Big Data is listed in the Top 10 Technology Trends in 2013 by the renowned Gartner Inc. But more importantly, people are seeing it every day. One example is Nate Silver’s prediction of the 2013 US President Election. As a statistician, he successfully predicted the winner of the election in all 50 states in the US by exploring, collecting and analyzing large volume of data.

But on the other hand, it is felt by many that the concept of Big Data is too broad and vague to define. Moreover, due to the resources and expertise required by Big Data, it may not be the best solution for smaller companies. As such, some people coined the term “Small Data”, which means smaller datasets often resides on smaller software or platforms, whose structure is also more decentralized. Regardless of the names and volumes, it’s probably safe to say that what really matters is data science, including but not limited to collecting, managing, preserving and presenting data, rather than these dry catch phrases.

Why librarians should care about data

First of all, libraries are in the bigger information industry. Data are the source of information which we care about. As librarians, we offer library members all kinds of information (books, other materials, and reference). And before offering them, we need to collect and manage the information. As a result, many library processes can be seen as a part of data science.

Another, which may be a more direct reason, is that our members (especially those of academic libraries) need these services and we have the expertise to support their needs. From January 2011, data management plan is required for all grant applications to National Science Foundation. As a result, research communities need librarians to help them with data and data management, which is also a chance for librarians to rebrand themselves as a more valuable facilitator for academic research.

Last but not least, when we are offering services and when members are using libraries, a huge amount of data are also created, for example, the data about our members and how they are using the library. These kinds of data, after appropriate gathering and analysis, can help us build better services.

Data services

Data services are one example of libraries’ participating in Data Management movement, many people see them as a promising library services for the future. An increasingly number of academic libraries is offering these services to their university communities. ACRL Research Planning and Review Committee identify data curation as one of the top ten trends in academic libraries in 2012.

According to a survey about how academic libraries in North America are offering data services conducted by ACRL in 2011, even though data services are still in an early stage for most of the libraries, many libraries are doing a good job in using their traditional expertise to enter this field, for example, nearly half of the participants (44.1%) are offering reference services to help members find and cite data or data sets.

Learning Resources

As promising as the future of data services seems to be, a number of gaps between where we are and where we will/should be can be easily found. Besides traditional library skills, better technical skills and knowledge of specific research fields are definitely needed for librarian to offer these services. This list of expertise may look daunting for new-comers in this field. But don’t’ worry. There are various resources you can make good use of.

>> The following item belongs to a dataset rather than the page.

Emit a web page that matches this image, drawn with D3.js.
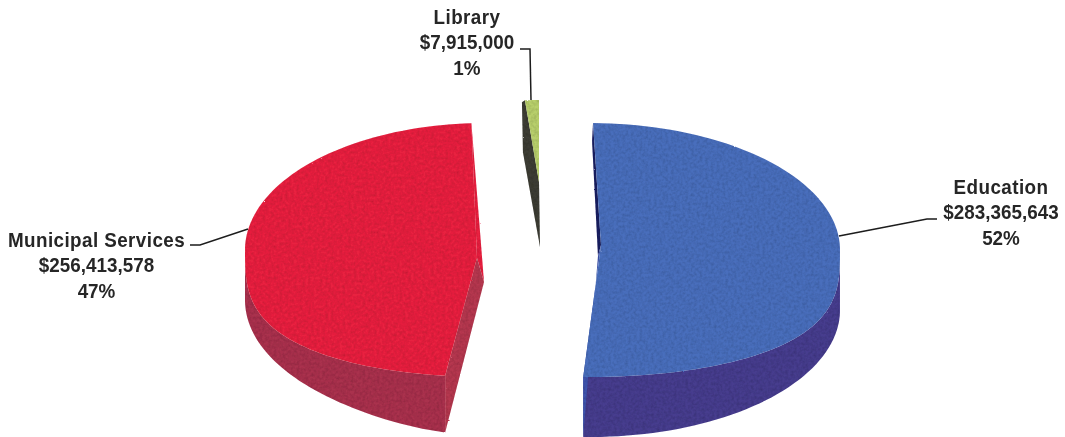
<!DOCTYPE html>
<html><head><meta charset="utf-8">
<script src="https://cdn.jsdelivr.net/npm/d3@7/dist/d3.min.js"></script>
<style>html,body{margin:0;padding:0;background:#fff;}svg{display:block;}</style>
</head><body><svg id="c" width="1065" height="437"></svg>
<script>
const categories = ["Education", "Municipal Services", "Library"];
const amounts = [283365643, 256413578, 7915000];
const amountLabels = ["$283,365,643", "$256,413,578", "$7,915,000"];
const percentLabels = ["52%", "47%", "1%"];

// projection parameters for each exploded slice (3D tilt of the pie)
const layout = {
  "Education": {cx: 590, cy: 250, rx: 250, ry: 127, rot: 0.7, sweep: 0.971, base: 60, bump: 0,
    apex: [601, 245], apexB: [598, 256], backEnd: "start", backDrop: [[-1, 18]],
    top: "#4a6ebc", wall: "#463c8e", cut: "#3f55ad", back: "#1e2260"},
  "Municipal Services": {cx: 485, cy: 250, rx: 240, ry: 127, rot: 3.3, sweep: 0.992, base: 50, bump: 8,
    apex: [477, 258], apexB: [484, 282], backEnd: "end", backDrop: [],
    top: "#e8243f", wall: "#a9334d", cut: "#b5394f", back: "#e8243f"},
  "Library": {cx: 539, cy: 190, rx: 155, ry: 90, rot: 0, sweep: 1, base: null, bump: 0,
    apex: [539, 182], apexB: [540, 247], backEnd: "start", backDrop: [[-3, 2], [-2, 52]],
    top: "#b8cf6c", wall: "none", cut: "none", back: "#3d3d35"}
};
const labelPos = {
  "Education": {x: 1001, y: 194, leader: [[839, 236], [927, 219], [937, 219]]},
  "Municipal Services": {x: 96.5, y: 247, leader: [[190, 245], [200, 245], [248, 229]]},
  "Library": {x: 467, y: 24, leader: [[520, 49], [530, 49], [531, 100]]}
};
const lineGap = 25.5, narrow = 0.92;

const svg = d3.select("#c");
const defs = svg.append("defs");
const f = defs.append("filter").attr("id", "scan").attr("x", "-2%").attr("y", "-2%").attr("width", "104%").attr("height", "104%");
f.append("feTurbulence").attr("type", "fractalNoise").attr("baseFrequency", 0.35).attr("numOctaves", 2).attr("seed", 4).attr("result", "n");
f.append("feDisplacementMap").attr("in", "SourceGraphic").attr("in2", "n").attr("scale", 1.6).attr("result", "d");
f.append("feColorMatrix").attr("in", "n").attr("type", "matrix").attr("values", "0 0 0 0 0  0 0 0 0 0  0 0 0 0 0  0.5 0 0 0 -0.17").attr("result", "m");
f.append("feComposite").attr("in", "m").attr("in2", "d").attr("operator", "in").attr("result", "mc");
const fm = f.append("feMerge");
fm.append("feMergeNode").attr("in", "d");
fm.append("feMergeNode").attr("in", "mc");
defs.append("filter").attr("id", "soft").append("feGaussianBlur").attr("stdDeviation", 0.4);

const pie = d3.pie().sort(null).value(d => d);
const arcs = pie(amounts);
const deg = Math.PI / 180;
const lg = d3.line();

function rimOf(a, L) {
  const n = 90;
  const span = (a.endAngle - a.startAngle) * L.sweep;
  const start = a.startAngle + L.rot * deg;
  const ang = d3.scaleLinear().domain([0, n]).range([start, start + span]);
  return d3.range(n + 1).map(i => {
    const th = ang(i), s = Math.sin(th), c = -Math.cos(th);
    const top = c > 0 ? L.cy + L.ry * Math.pow(c, 0.65) : L.cy + L.ry * c;
    const bot = c > 0 && L.base !== null ? L.cy + L.base + L.ry * c + L.bump * Math.pow(c, 8) : null;
    return {x: L.cx + L.rx * s, top, bot};
  });
}

const g = svg.append("g").attr("filter", "url(#scan)");
["Library", "Municipal Services", "Education"].forEach(name => {
  const i = categories.indexOf(name);
  const L = layout[name];
  const rim = rimOf(arcs[i], L);
  const topPts = rim.map(p => [p.x, p.top]);
  const backP = L.backEnd === "start" ? rim[0] : rim[rim.length - 1];
  const nearP = L.backEnd === "start" ? rim[rim.length - 1] : rim[0];
  // hidden-side cut face
  const backPoly = [[backP.x, backP.top]]
    .concat(L.backDrop.map(o => [backP.x + o[0], backP.top + o[1]]))
    .concat([L.apexB, L.apex]);
  g.append("path").attr("d", lg(backPoly) + "Z").attr("fill", L.back);
  // outer wall and near cut face
  if (L.base !== null) {
    const near = rim.filter(p => p.bot !== null);
    const wall = near.map(p => [p.x, p.top]).concat(near.slice().reverse().map(p => [p.x, p.bot]));
    g.append("path").attr("d", lg(wall) + "Z").attr("fill", L.wall);
    g.append("path").attr("d", lg([L.apex, L.apexB, [nearP.x, nearP.bot], [nearP.x, nearP.top]]) + "Z").attr("fill", L.cut);
  }
  // top face
  g.append("path").attr("d", lg([L.apex].concat(topPts)) + "Z").attr("fill", L.top);
});

const tg = svg.append("g").attr("filter", "url(#soft)");
categories.forEach((c, i) => {
  const P = labelPos[c];
  tg.append("path").attr("d", lg(P.leader)).attr("fill", "none").attr("stroke", "#1c1c1c").attr("stroke-width", 1.5);
  const text = tg.append("text").attr("text-anchor", "middle")
    .attr("transform", `translate(${P.x},0) scale(${narrow},1)`)
    .attr("font-family", "'Liberation Sans',sans-serif").attr("font-weight", "bold")
    .attr("font-size", 20.5).attr("fill", "#262626");
  [c, amountLabels[i], percentLabels[i]].forEach((s, k) => {
    text.append("tspan").attr("x", 0).attr("y", P.y + k * lineGap)
      .attr("letter-spacing", k === 0 ? 0.45 : 0).text(s);
  });
});
</script></body></html>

The first kind of resource is Open Online Courses. Bill Howe from University of Washington offered a MOOC on Coursera this summer titled “Introduction to Data Science”, which includes some “hard-core” technical skills needed in this field. Another course with the same title will be offered by School of Information Studies at Syracuse University in this fall. For Open Online Courses that are not that massive, RDMRose and 3TU.Datacentrum are the two projects in which you can find useful course materials.

Increasingly more library researchers and librarians have been paying attention to this field. A large number of books, articles and reports talking about this topic have been published. One example is Professor Jeffrey M. Stanton’s book “Introduction to Data Science”, who is a professor in School of Information Studies at Syracuse University. You can download the PDF version of this “open source” textbook at Professor Jeffrey M. Stanton’s website.

Another source worth mentioning is conferences. For example, in this year’s ALA Annual Conference, there are a number of sessions about this topic. One of the sessions is Data, E-Data, Data Curation: Our New Frontier, in which practitioners from California Digital Library, Purdue University Libraries, and University of Illinois at Chicago shared their experience and observation of this field.

Is your library offering data services? Do you know any other sources for data management that can be used by librarians? And what’s your opinion about this article. We are interested in hearing your voices.